[Do this] Leaving out the pictures, transcribe all of the records faithfully.

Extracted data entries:
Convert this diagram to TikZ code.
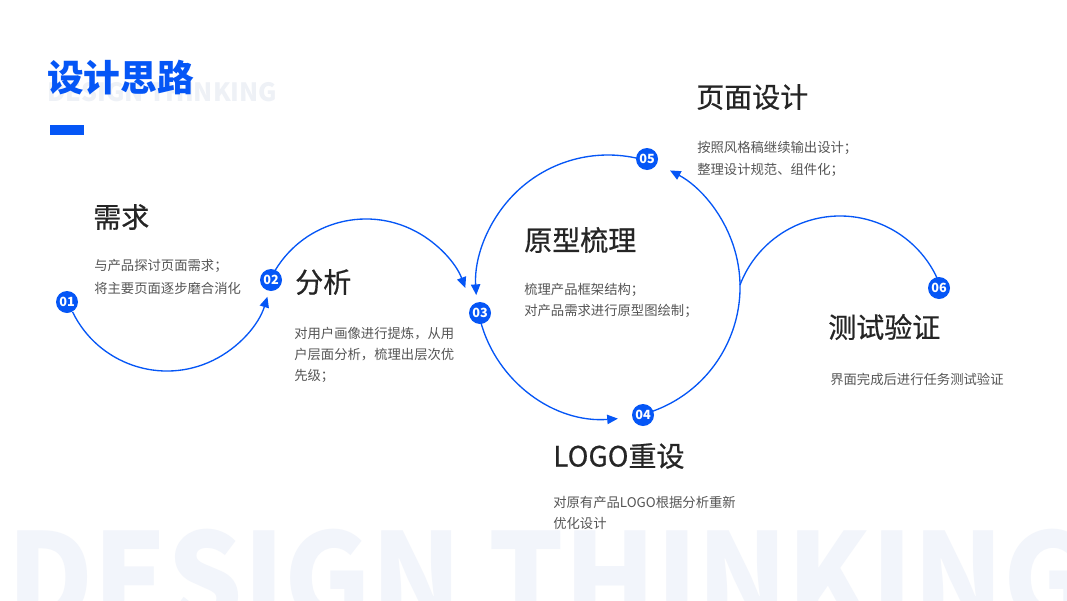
\documentclass[tikz,border=0pt]{standalone}
\usepackage{fontspec}
\setmainfont{Noto Sans CJK SC}
\newfontfamily\headfont{Noto Sans CJK SC}[FakeBold=0.6]
\usetikzlibrary{arrows.meta}
\definecolor{brand}{HTML}{0556F6}
\definecolor{ghost}{HTML}{F2F5FB}
\definecolor{ghostsmall}{HTML}{EEF1F6}
\definecolor{headc}{HTML}{252525}
\definecolor{descc}{HTML}{555555}
\begin{document}
\begin{tikzpicture}[x=0.75pt,y=-0.75pt,
  marker/.style={circle, fill=brand, minimum size=16.5pt, inner sep=0pt, text=white,
    font=\bfseries\fontsize{9.5}{9.5}\selectfont},
  flow/.style={draw=brand, line width=1pt},
  arr/.style={flow, -{Triangle[length=8pt,width=7pt]}},
  head/.style={anchor=west, inner sep=0pt, text=headc, font=\headfont\fontsize{21}{21}\selectfont},
  desc/.style={anchor=west, inner sep=0pt, text=descc, font=\fontsize{10}{10}\selectfont},
]
\clip (0,0) rectangle (1067,600);
\fill[white] (0,0) rectangle (1067,600);

% background ghost lettering
\node[anchor=north west, inner sep=0pt, text=ghost] (ghostbig) at (7,529)
  {\resizebox{812pt}{71.5pt}{\bfseries DESIGN THINKING}};
\node[anchor=north west, inner sep=0pt, text=ghostsmall] (ghostsm) at (47,82)
  {\resizebox{172.5pt}{!}{\bfseries DESIGN THINKING}};

% title
\node[anchor=west, inner sep=0pt, text=brand, font=\bfseries\fontsize{27.5}{27.5}\selectfont] (title) at (47,78) {设计思路};
\node[fill=brand, minimum width=25.5pt, minimum height=7.5pt, inner sep=0pt, anchor=north west] (bar) at (50,124.5) {};

% arc centres
\coordinate (c1) at (167,266);
\coordinate (c2) at (366,325);
\coordinate (cb) at (608,287);
\coordinate (c6) at (840,323);

% connectors
\draw[arr] ([shift={(154:105)}]c1) arc[start angle=154, end angle=17, radius=105];
\draw[arr] ([shift={(-152:106)}]c2) arc[start angle=-152, end angle=-20.5, radius=106];
\draw[arr] ([shift={(-76:132)}]cb) arc[start angle=-76, end angle=-183.5, radius=132];
\draw[arr] ([shift={(165:132)}]cb) arc[start angle=165, end angle=85.7, radius=132];
\draw[arr] ([shift={(72:132)}]cb) arc[start angle=72, end angle=-62, radius=132];
\draw[flow] ([shift={(-159.2:107)}]c6) arc[start angle=-159.2, end angle=-24, radius=107];

% markers
\node[marker] (m01) at (67,302) {01};
\node[marker] (m02) at (271,280) {02};
\node[marker] (m03) at (480,313) {03};
\node[marker] (m04) at (643,415) {04};
\node[marker] (m05) at (647,159) {05};
\node[marker] (m06) at (939,288) {06};

% texts
\node[head] (h1) at (93,217) {需求};
\node[desc] (d1a) at (94,266) {与产品探讨页面需求；};
\node[desc] (d1b) at (94,288) {将主要页面逐步磨合消化};

\node[head] (h2) at (295,282) {分析};
\node[desc] (d2a) at (294,334) {对用户画像进行提炼，从用};
\node[desc] (d2b) at (294,355) {户层面分析，梳理出层次优};
\node[desc] (d2c) at (294,376) {先级；};

\node[head] (h3) at (524,240) {原型梳理};
\node[desc] (d3a) at (524,290) {梳理产品框架结构；};
\node[desc] (d3b) at (524,311) {对产品需求进行原型图绘制；};

\node[head] (h5) at (696,97) {页面设计};
\node[desc] (d5a) at (697,148) {按照风格稿继续输出设计；};
\node[desc] (d5b) at (697,170) {整理设计规范、组件化；};

\node[head] (h6) at (828,327) {测试验证};
\node[desc] (d6a) at (830,379) {界面完成后进行任务测试验证};

\node[head] (h4) at (553,456) {LOGO重设};
\node[desc] (d4a) at (553,502) {对原有产品LOGO根据分析重新};
\node[desc] (d4b) at (553,523) {优化设计};
\end{tikzpicture}
\end{document}
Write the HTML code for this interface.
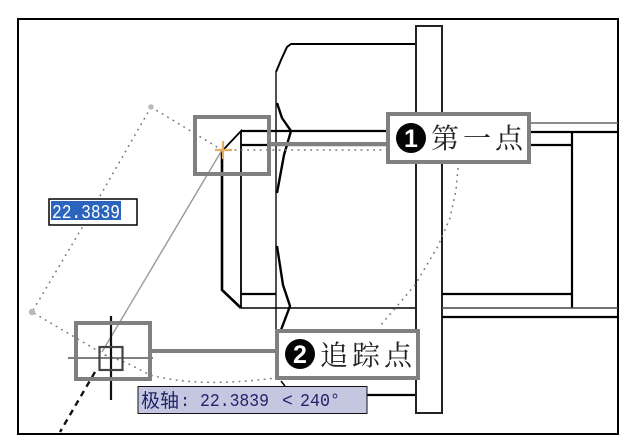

[Solved exercise]
Convert this diagram to TikZ code.
\documentclass[tikz,border=0pt]{standalone}
\usepackage{fontspec}
\setmainfont{Noto Sans CJK SC}
\newfontfamily\headfont{Noto Sans CJK SC}[FakeBold=0.6]
\usetikzlibrary{arrows.meta}
\definecolor{brand}{HTML}{0556F6}
\definecolor{ghost}{HTML}{F2F5FB}
\definecolor{ghostsmall}{HTML}{EEF1F6}
\definecolor{headc}{HTML}{252525}
\definecolor{descc}{HTML}{555555}
\begin{document}
\begin{tikzpicture}[x=0.75pt,y=-0.75pt,
  marker/.style={circle, fill=brand, minimum size=16.5pt, inner sep=0pt, text=white,
    font=\bfseries\fontsize{9.5}{9.5}\selectfont},
  flow/.style={draw=brand, line width=1pt},
  arr/.style={flow, -{Triangle[length=8pt,width=7pt]}},
  head/.style={anchor=west, inner sep=0pt, text=headc, font=\headfont\fontsize{21}{21}\selectfont},
  desc/.style={anchor=west, inner sep=0pt, text=descc, font=\fontsize{10}{10}\selectfont},
]
\clip (0,0) rectangle (1067,600);
\fill[white] (0,0) rectangle (1067,600);

% background ghost lettering
\node[anchor=north west, inner sep=0pt, text=ghost] (ghostbig) at (7,529)
  {\resizebox{812pt}{71.5pt}{\bfseries DESIGN THINKING}};
\node[anchor=north west, inner sep=0pt, text=ghostsmall] (ghostsm) at (47,82)
  {\resizebox{172.5pt}{!}{\bfseries DESIGN THINKING}};

% title
\node[anchor=west, inner sep=0pt, text=brand, font=\bfseries\fontsize{27.5}{27.5}\selectfont] (title) at (47,78) {设计思路};
\node[fill=brand, minimum width=25.5pt, minimum height=7.5pt, inner sep=0pt, anchor=north west] (bar) at (50,124.5) {};

% arc centres
\coordinate (c1) at (167,266);
\coordinate (c2) at (366,325);
\coordinate (cb) at (608,287);
\coordinate (c6) at (840,323);

% connectors
\draw[arr] ([shift={(154:105)}]c1) arc[start angle=154, end angle=17, radius=105];
\draw[arr] ([shift={(-152:106)}]c2) arc[start angle=-152, end angle=-20.5, radius=106];
\draw[arr] ([shift={(-76:132)}]cb) arc[start angle=-76, end angle=-183.5, radius=132];
\draw[arr] ([shift={(165:132)}]cb) arc[start angle=165, end angle=85.7, radius=132];
\draw[arr] ([shift={(72:132)}]cb) arc[start angle=72, end angle=-62, radius=132];
\draw[flow] ([shift={(-159.2:107)}]c6) arc[start angle=-159.2, end angle=-24, radius=107];

% markers
\node[marker] (m01) at (67,302) {01};
\node[marker] (m02) at (271,280) {02};
\node[marker] (m03) at (480,313) {03};
\node[marker] (m04) at (643,415) {04};
\node[marker] (m05) at (647,159) {05};
\node[marker] (m06) at (939,288) {06};

% texts
\node[head] (h1) at (93,217) {需求};
\node[desc] (d1a) at (94,266) {与产品探讨页面需求；};
\node[desc] (d1b) at (94,288) {将主要页面逐步磨合消化};

\node[head] (h2) at (295,282) {分析};
\node[desc] (d2a) at (294,334) {对用户画像进行提炼，从用};
\node[desc] (d2b) at (294,355) {户层面分析，梳理出层次优};
\node[desc] (d2c) at (294,376) {先级；};

\node[head] (h3) at (524,240) {原型梳理};
\node[desc] (d3a) at (524,290) {梳理产品框架结构；};
\node[desc] (d3b) at (524,311) {对产品需求进行原型图绘制；};

\node[head] (h5) at (696,97) {页面设计};
\node[desc] (d5a) at (697,148) {按照风格稿继续输出设计；};
\node[desc] (d5b) at (697,170) {整理设计规范、组件化；};

\node[head] (h6) at (828,327) {测试验证};
\node[desc] (d6a) at (830,379) {界面完成后进行任务测试验证};

\node[head] (h4) at (553,456) {LOGO重设};
\node[desc] (d4a) at (553,502) {对原有产品LOGO根据分析重新};
\node[desc] (d4b) at (553,523) {优化设计};
\end{tikzpicture}
\end{document}
Write the HTML code for this interface.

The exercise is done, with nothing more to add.